Starlight just stared.

"Uh, Glimmy? You still on Equestria?"

Starlight's eyelids fluttered. "R-right! Yeah, no. No, don't worry about me. You're you, and you've done plenty, more than enough, actually, on my behalf."

Well, that was easy. "Oh. I mean, oh, yeah! I mean... don't think about it like that. I'm always willing to lend an ear, or a hoof, or a shoulder. Or just about anything, really. But spending time with one of Twilight's friends would be good for you, I feel." The words tasted poisonous, but they had to be said. Trixie just expected a bit more fight from her. That was all.

Yet here was Starlight, brushing her aside like yesterday's news.

Unwitting of her friend's wounded feelings, Starlight smiled gratefully. "Thanks, Trix. I appreciate it."

And just like that, she left her: Rainbow and Starlight made off, the pegasus taking the lead by air and in conversation.

Trixie watched them leave, alone in every sense of the word, like a dog waiting by the door. How pathetic. But it was like Starlight barely gave her a thought! Just like she did Maud. Like she did Twilight, too.

As if Trixie was on their level in Starlight's mind... No, no that couldn't be it. They were best friends! Trixie was being selfish like Maud said, and paranoid as usual.

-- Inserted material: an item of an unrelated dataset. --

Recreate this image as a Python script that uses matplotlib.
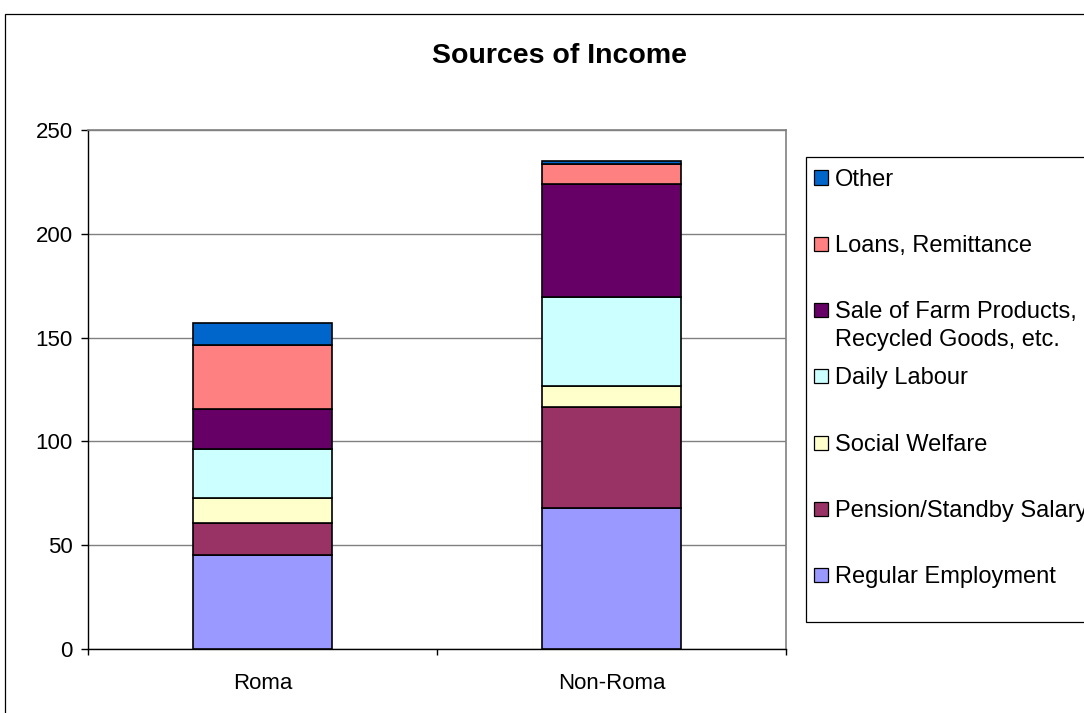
import matplotlib
matplotlib.use("Agg")
import matplotlib.pyplot as plt
from matplotlib.patches import Rectangle
import numpy as np

plt.rcParams['font.family'] = ['Liberation Sans', 'DejaVu Sans']

groups = ["Roma", "Non-Roma"]
series = ["Regular Employment", "Pension/Standby Salary", "Social Welfare",
          "Daily Labour", "Sale of Farm Products,\nRecycled Goods, etc.",
          "Loans, Remittance", "Other"]
values = {
    "Regular Employment": [45.5, 68],
    "Pension/Standby Salary": [15, 48.5],
    "Social Welfare": [12, 10],
    "Daily Labour": [24, 43],
    "Sale of Farm Products,\nRecycled Goods, etc.": [19, 54.5],
    "Loans, Remittance": [31, 9.5],
    "Other": [10.5, 1.5],
}
colors = ["#9999FF", "#993366", "#FFFFCC", "#CCFFFF", "#660066", "#FF8080", "#0066CC"]

W, H = 1084, 713
fig = plt.figure(figsize=(W / 100, H / 100), dpi=100)

# outer chart border (clipped at the right and bottom edge of the picture)
fig.add_artist(Rectangle((5 / W, -0.2), 1.5, (H - 14) / H + 0.2, transform=fig.transFigure,
                         fill=False, edgecolor="black", linewidth=0.9))

ax = fig.add_axes([88 / W, (H - 649) / H, (786 - 88) / W, (649 - 130) / H])

x = np.arange(len(groups))
bottom = np.zeros(len(groups))
for name, col in zip(series, colors):
    v = np.array(values[name])
    ax.bar(x, v, width=0.4, bottom=bottom, color=col, edgecolor="black", linewidth=1.2, zorder=3)
    bottom += v

ax.set_xlim(-0.5, 1.5)
ax.set_ylim(0, 250)
ax.set_yticks(range(0, 251, 50))
ax.yaxis.grid(True, color="#808080", linewidth=1.0, zorder=0)
ax.tick_params(axis="y", length=5, width=1, pad=6, labelsize=16, direction="out")

ax.set_xticks([-0.5, 0.5, 1.5])
ax.set_xticklabels([])
ax.set_xticks(x, minor=True)
ax.set_xticklabels(groups, minor=True)
ax.tick_params(axis="x", which="major", length=4, width=1, direction="out")
ax.tick_params(axis="x", which="minor", length=0, pad=17, labelsize=16)

for s in ["top", "right"]:
    ax.spines[s].set_color("#808080")
    ax.spines[s].set_linewidth(1.2)
for s in ["left", "bottom"]:
    ax.spines[s].set_color("black")
    ax.spines[s].set_linewidth(1.0)

fig.text(559 / W, 1 - 56 / H, "Sources of Income", ha="center", va="center",
         fontsize=20.5, fontweight="bold")

# legend, laid out the way the spreadsheet does it
lx, ltop, lbot = 806, 157, 622
fig.add_artist(Rectangle((lx / W, 1 - lbot / H), 1.0, (lbot - ltop) / H, transform=fig.transFigure,
                         facecolor="white", edgecolor="black", linewidth=0.9))
y0, step, line_gap = 177.5, 66.3, 28
for i, (name, col) in enumerate(zip(series[::-1], colors[::-1])):
    yc = y0 + i * step
    fig.add_artist(Rectangle((814 / W, 1 - (yc + 7) / H), 14 / W, 14 / H, transform=fig.transFigure,
                             facecolor=col, edgecolor="black", linewidth=0.9))
    for k, line in enumerate(name.split("\n")):
        fig.text(835 / W, 1 - (yc + 8 + k * line_gap) / H, line, ha="left", va="baseline", fontsize=17)

fig.savefig("out.png", dpi=100)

But still, this... was bad. Really, really bad. One thing's for sure. Trixie rushed to her carriage, already forming the words of a letter in her mind. Hopefully that wall-eyed mailmare knew how to reach the Changeling Hive. Just one, amidst all this mess, she thought once more. I just made a big, stupid mistake.

Rainbow had better not screw this up and make is all for naught. But she was going to, which is why they needed help.

Help from all of Starlight's friends.